What is more important than any of the above is the fact that Chuck Hagel went to Vietnam as a private, eventually was promoted to sergeant and squad leader, fought bravely, and returned home after a year with several decorations, including two Purple Hearts for battle wounds. (His brother Tom, who served with him, came home with three Purple Hearts.)
By this point, it seems, Hagel had cast off what might be called his youthful lassitude. He graduated from the University of Nebraska at Omaha, found what at first was a temporary job with a Nebraska Congressman in Washington, and began, as Berens says, to climb Capitol Hill–and not just Capitol Hill. He went to work for Firestone Tire’s Washington office, and became the company’s chief lobbyist. He went to work for Ronald Reagan’s Presidential campaign, and was rewarded after Reagan’s 1980 victory by being made the deputy administrator of the then Veterans Administration. Next he went into the cellular telephone business, and made millions. For a time he headed the United Service Organization. From what Berens tells us, he did an excellent job of restructuring the USO, an organization that had been helping American military personnel since World War II and badly needed streamlining. In the mid-1990s, Hagel returned to Omaha and joined an investment banking firm, the McCarthy Group, in which he continues to have a sizable interest today. In 1996, Hagel ran for the Senate and won, and was reelected in 2002 for a new six-year term which will end in January 2009, the month when a new President is to take office.

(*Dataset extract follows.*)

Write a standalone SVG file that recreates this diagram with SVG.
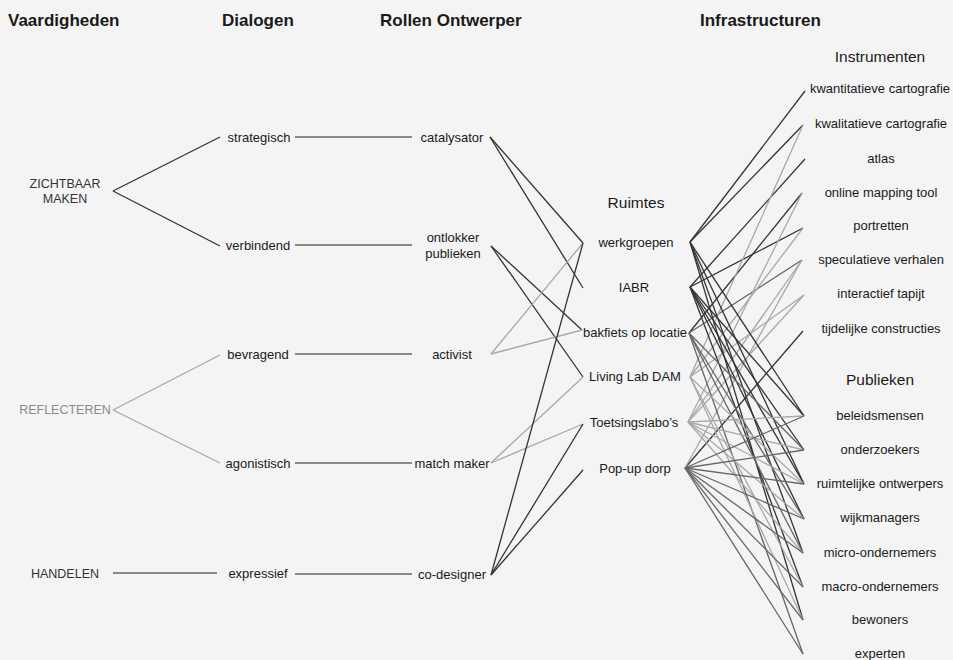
<svg xmlns="http://www.w3.org/2000/svg" width="953" height="660" viewBox="0 0 953 660">
<style>
text{font-family:"Liberation Sans",Arial,sans-serif;fill:#1a1a1a}
.h{font-size:17px;font-weight:bold}
.t{font-size:13px;text-anchor:middle}
.s{font-size:12.5px;text-anchor:middle;fill:#333}
.g{fill:#8a8a8a}
.sub{font-size:15.5px;text-anchor:middle}
.c line{stroke-width:1.3;fill:none}
.d{stroke:#333}
.m{stroke:#666}
.l{stroke:#a8a8a8}
</style>
<rect width="953" height="660" fill="#f4f4f4"/>
<g id="headers">
<text class="h" x="8" y="26">Vaardigheden</text>
<text class="h" x="222" y="26">Dialogen</text>
<text class="h" x="380" y="26">Rollen Ontwerper</text>
<text class="h" x="700" y="26">Infrastructuren</text>
<text class="sub" x="880" y="62">Instrumenten</text>
<text class="sub" x="636" y="208">Ruimtes</text>
<text class="sub" x="880" y="385">Publieken</text>
</g>
<g class="c" id="connectors">
<line class="d" x1="113" y1="191" x2="220" y2="137"/>
<line class="d" x1="113" y1="191" x2="220" y2="246"/>
<line class="l" x1="113" y1="410" x2="220" y2="355"/>
<line class="l" x1="113" y1="410" x2="220" y2="463"/>
<line class="m" x1="113" y1="573" x2="217" y2="573"/>
<line class="m" x1="295" y1="137" x2="412" y2="137"/>
<line class="m" x1="295" y1="245" x2="412" y2="245"/>
<line class="m" x1="295" y1="354" x2="412" y2="354"/>
<line class="m" x1="295" y1="463" x2="412" y2="463"/>
<line class="m" x1="295" y1="574" x2="412" y2="574"/>
<line class="d" x1="490" y1="137" x2="583" y2="243"/>
<line class="d" x1="490" y1="137" x2="583" y2="288"/>
<line class="d" x1="491" y1="246" x2="582" y2="330"/>
<line class="d" x1="491" y1="246" x2="583" y2="377"/>
<line class="l" x1="491" y1="354" x2="583" y2="243"/>
<line class="l" x1="491" y1="354" x2="582" y2="330"/>
<line class="l" x1="491" y1="463" x2="583" y2="377"/>
<line class="l" x1="491" y1="463" x2="583" y2="424"/>
<line class="d" x1="491" y1="575" x2="583" y2="243"/>
<line class="d" x1="491" y1="575" x2="583" y2="424"/>
<line class="d" x1="491" y1="575" x2="583" y2="470"/>
<line class="d" x1="690" y1="242" x2="805" y2="91"/>
<line class="d" x1="690" y1="242" x2="803" y2="125"/>
<line class="d" x1="690" y1="287" x2="805" y2="159"/>
<line class="d" x1="690" y1="287" x2="803" y2="228"/>
<line class="d" x1="689" y1="333" x2="802" y2="193"/>
<line class="m" x1="689" y1="333" x2="802" y2="260"/>
<line class="l" x1="690" y1="377" x2="803" y2="125"/>
<line class="l" x1="690" y1="377" x2="803" y2="228"/>
<line class="l" x1="690" y1="377" x2="804" y2="295"/>
<line class="l" x1="688" y1="422" x2="802" y2="193"/>
<line class="l" x1="688" y1="422" x2="802" y2="260"/>
<line class="l" x1="688" y1="422" x2="804" y2="295"/>
<line class="d" x1="685" y1="468" x2="803" y2="331"/>
<line class="l" x1="685" y1="468" x2="802" y2="260"/>
<line class="d" x1="690" y1="242" x2="804" y2="416"/>
<line class="d" x1="690" y1="242" x2="804" y2="484"/>
<line class="d" x1="690" y1="242" x2="803" y2="553"/>
<line class="d" x1="690" y1="242" x2="803" y2="620"/>
<line class="d" x1="690" y1="287" x2="804" y2="416"/>
<line class="d" x1="690" y1="287" x2="804" y2="450"/>
<line class="d" x1="690" y1="287" x2="804" y2="484"/>
<line class="d" x1="690" y1="287" x2="804" y2="519"/>
<line class="d" x1="690" y1="287" x2="803" y2="587"/>
<line class="m" x1="689" y1="333" x2="804" y2="450"/>
<line class="m" x1="689" y1="333" x2="804" y2="519"/>
<line class="m" x1="689" y1="333" x2="803" y2="553"/>
<line class="m" x1="689" y1="333" x2="803" y2="654"/>
<line class="l" x1="690" y1="377" x2="804" y2="484"/>
<line class="l" x1="690" y1="377" x2="803" y2="587"/>
<line class="l" x1="690" y1="377" x2="803" y2="620"/>
<line class="l" x1="688" y1="422" x2="804" y2="416"/>
<line class="l" x1="688" y1="422" x2="804" y2="450"/>
<line class="l" x1="688" y1="422" x2="804" y2="484"/>
<line class="l" x1="688" y1="422" x2="804" y2="519"/>
<line class="l" x1="688" y1="422" x2="803" y2="553"/>
<line class="m" x1="685" y1="468" x2="804" y2="416"/>
<line class="m" x1="685" y1="468" x2="804" y2="450"/>
<line class="m" x1="685" y1="468" x2="804" y2="484"/>
<line class="m" x1="685" y1="468" x2="804" y2="519"/>
<line class="m" x1="685" y1="468" x2="803" y2="553"/>
<line class="m" x1="685" y1="468" x2="803" y2="587"/>
<line class="m" x1="685" y1="468" x2="803" y2="620"/>
<line class="m" x1="685" y1="468" x2="803" y2="654"/>
</g>
<g id="zichtbaar"><text class="s" x="65" y="188">ZICHTBAAR</text><text class="s" x="65" y="203">MAKEN</text></g>
<g id="reflecteren"><text class="s g" x="65" y="414">REFLECTEREN</text></g>
<g id="handelen"><text class="s" x="65" y="578">HANDELEN</text></g>
<g id="strategisch"><text class="t" x="259" y="142">strategisch</text></g>
<g id="verbindend"><text class="t" x="258" y="250">verbindend</text></g>
<g id="bevragend"><text class="t" x="258" y="359">bevragend</text></g>
<g id="agonistisch"><text class="t" x="258" y="468">agonistisch</text></g>
<g id="expressief"><text class="t" x="258" y="578">expressief</text></g>
<g id="catalysator"><text class="t" x="452" y="142">catalysator</text></g>
<g id="ontlokker"><text class="t" x="453" y="242">ontlokker</text><text class="t" x="453" y="258">publieken</text></g>
<g id="activist"><text class="t" x="452" y="359">activist</text></g>
<g id="matchmaker"><text class="t" x="452" y="468">match maker</text></g>
<g id="codesigner"><text class="t" x="452" y="579">co-designer</text></g>
<g id="werkgroepen"><text class="t" x="636" y="247">werkgroepen</text></g>
<g id="iabr"><text class="t" x="634" y="292">IABR</text></g>
<g id="bakfiets"><text class="t" x="635" y="337">bakfiets op locatie</text></g>
<g id="livinglab"><text class="t" x="635" y="381">Living Lab DAM</text></g>
<g id="toetsingslabos"><text class="t" x="634" y="427">Toetsingslabo’s</text></g>
<g id="popup"><text class="t" x="635" y="473">Pop-up dorp</text></g>
<g id="kwantitatieve"><text class="t" x="880" y="93">kwantitatieve cartografie</text></g>
<g id="kwalitatieve"><text class="t" x="881" y="128">kwalitatieve cartografie</text></g>
<g id="atlas"><text class="t" x="881" y="163">atlas</text></g>
<g id="onlinemapping"><text class="t" x="881" y="197">online mapping tool</text></g>
<g id="portretten"><text class="t" x="881" y="230">portretten</text></g>
<g id="speculatieve"><text class="t" x="881" y="264">speculatieve verhalen</text></g>
<g id="interactief"><text class="t" x="881" y="298">interactief tapijt</text></g>
<g id="tijdelijke"><text class="t" x="881" y="333">tijdelijke constructies</text></g>
<g id="beleidsmensen"><text class="t" x="880" y="420">beleidsmensen</text></g>
<g id="onderzoekers"><text class="t" x="880" y="454">onderzoekers</text></g>
<g id="ruimtelijke"><text class="t" x="880" y="488">ruimtelijke ontwerpers</text></g>
<g id="wijkmanagers"><text class="t" x="880" y="522">wijkmanagers</text></g>
<g id="micro"><text class="t" x="880" y="557">micro-ondernemers</text></g>
<g id="macro"><text class="t" x="880" y="591">macro-ondernemers</text></g>
<g id="bewoners"><text class="t" x="880" y="624">bewoners</text></g>
<g id="experten"><text class="t" x="880" y="658">experten</text></g>
</svg>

Berens’ account of Hagel’s Senate years is no more critical than what she writes about his earlier life. On the environment, for example, we read without comment by the author or others that Hagel–a leader in Senate opposition to the Kyoto Protocol–now acknowledges that global warming is an important question, or at least “a big deal to our allies.” A balanced portrait of Mr. Hagel might have made clear that overall he scores low on environmental protection. The latest scorecard of the League of Conservation Voters gives Hagel just 14%. (This League is not a leftwing group; its board includes, for example, Theodore Roosevelt IV, a Republican and managing director of Lehman Brothers.) Hagel’s Republican rival, Senator John McCain of Arizona, scores 29%. Of his Democratic rivals in the Senate, Hilary Clinton of New York gets 71%, and Barack Obama of Illinois 100%. And while Hagel might prefer that America not focus on global warming, Iowa’s Democratic governor, Tom Vilsack, is putting the problem at the forefront of his campaign for the Presidency.
Chuck Hagel, says our author, has had a lifelong fascination with foreign affairs. He pushed successfully to join the Foreign Relations Committee when he joined the Senate. He has been deeply concerned with the problems the United States faces in Iraq and the Middle East, warning in late November 2006 of “impending disaster” in Iraq. Since the release of the report of the Baker-Hamilton Commission on December 6, 2006, Hagel has emphasized, in general agreement with Baker and Hamilton, the need for the U.S. to pursue an Iraq settlement not just with the parties in Iraq but with Iraq’s neighbors and the international community. All this puts Senator Hagel at some odds with President Bush. A main question, although our author does not mention it, is to what extent Senator Hagel should, or can, as a Republican candidate distance himself from the Republican now in the White House.